# Use Jupyter Notebook with an Ontop SPARQL endpoint

This tutorial shows how to use a Python/Jupyter Notebook to interact with an Ontop SPARQL endpoint.

Link to the Jupyter Notebook: ontop-jupyter.ipynb

Assume that the endpoint is already set up and the URL is http://localhost:8080/sparql (opens new window).

# SPARQLWrapper

You can use the SPARQLWrapper library (opens new window) to send SPARQL queries and get results. The following code gets the result as JSON documents and convert it to a Python dict object.

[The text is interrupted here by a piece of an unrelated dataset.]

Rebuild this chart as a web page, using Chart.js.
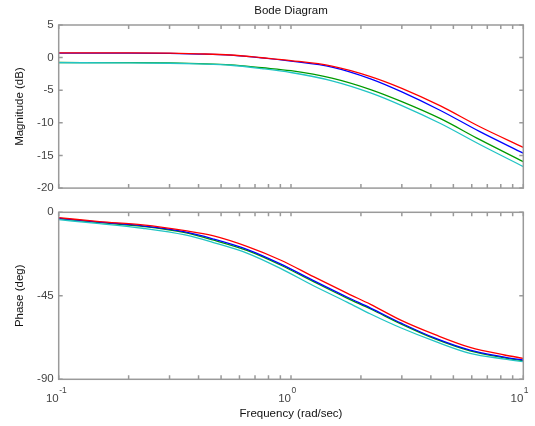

from SPARQLWrapper import SPARQLWrapper, JSON
q = """
  PREFIX : <http://example.org/voc#>
  PREFIX foaf: <http://xmlns.com/foaf/0.1/>
  SELECT ?lname ?title 
  WHERE {
    ?attendee foaf:lastName ?lname ; :attends ?course .
    ?course :title ?title .
  }
"""
sparql = SPARQLWrapper("http://localhost:8080/sparql")
sparql.setQuery(q)
sparql.setReturnFormat(JSON)
results = sparql.query().convert()
print(results)

Running the code above yields the following output (JSON indentation added for clarity):

{
   "head":{
      "vars":[ "lname", "title" ]
   },
   "results":{
      "bindings":[ {
         "lname":{ "type":"literal", "value":"Robards" },
         "title":{ "type":"literal", "value":"Data Mining" }
      }, {
         "lname":{ "type":"literal", "value":"Smith" },
         "title":{ "type":"literal", "value":"Operating Systems" }
      }, {
         "lname":{ "type":"literal", "value":"Doe" },
         "title":{ "type":"literal", "value":"Linear Algebra" }
      }, {
         "lname":{ "type":"literal", "value":"Combs"  },
         "title":{ "type":"literal", "value":"Operating Systems" }
      }, {
         "lname":{ "type":"literal", "value":"Doe" },
         "title":{ "type":"literal", "value":"Analysis" }
      }, {
         "lname":{ "type":"literal", "value":"Hinkley" },
         "title":{ "type":"literal", "value":"Data Mining" }
      }, {
         "lname":{ "type":"literal", "value":"Robards" },
         "title":{ "type":"literal", "value":"Research Methods" }
      }, {
         "lname":{ "type":"literal", "value":"Smith" },
         "title":{ "type":"literal", "value":"Analysis" }
      }, {
         "lname":{ "type":"literal", "value":"Smith" },
         "title":{ "type":"literal", "value":"Linear Algebra" }
      }, {
         "lname":{ "type":"literal", "value":"Combs" },
         "title":{ "type":"literal", "value":"Linear Algebra" }
      }, {
         "lname":{ "type":"literal", "value":"Hinkley" },
         "title":{ "type":"literal", "value":"Theory of Computing" }
      }, {
         "lname":{ "type":"literal", "value":"Alfaro" },
         "title":{ "type":"literal", "value":"Introduction to programming" }
      }, {
         "lname":{ "type":"literal", "value":"Hinkley" },
         "title":{ "type":"literal", "value":"Software factory" }
      }, {
         "lname":{ "type":"literal", "value":"Mendez" },
         "title":{ "type":"literal", "value":"Software factory" }
      }, {
         "lname":{ "type":"literal", "value":"Mendez" },
         "title":{ "type":"literal", "value":"Software process management" }
      }, {
         "lname":{ "type":"literal", "value":"Moses" },
         "title":{ "type":"literal", "value":"Information security" }
      }, {
         "lname":{ "type":"literal", "value":"Moses" },
         "title":{ "type":"literal", "value":"Discrete mathematics and logic" }
      } ]
   }
}

# Pandas DataFrame

You might want to convert the SPARQL results to a pandas DataFrame for data analysis. The library sparql-dataframe (opens new window) is handy for this.

import sparql_dataframe
endpoint = "http://localhost:8080/sparql"
q = """
    PREFIX : <http://example.org/voc#>
    PREFIX foaf: <http://xmlns.com/foaf/0.1/>
    SELECT ?lname ?course_title 
    WHERE {
      ?attendee foaf:lastName ?lname ;
          :attends ?course .
      ?course :title ?course_title .
    }
"""
df = sparql_dataframe.get(endpoint, q)

The result df can be manipulated as any Pandas DataFrame. For instance:

df.head()
lname course_title
0 Robards Data Mining
1 Smith Operating Systems
2 Doe Linear Algebra
3 Combs Operating Systems
4 Doe Analysis
df.describe()
lname course_title
count 17 17
unique 8 11
top Smith Linear Algebra
freq 3 3
df['course_title'].value_counts().plot(kind='bar')
<matplotlib.axes._subplots.AxesSubplot at 0x11475ebd0>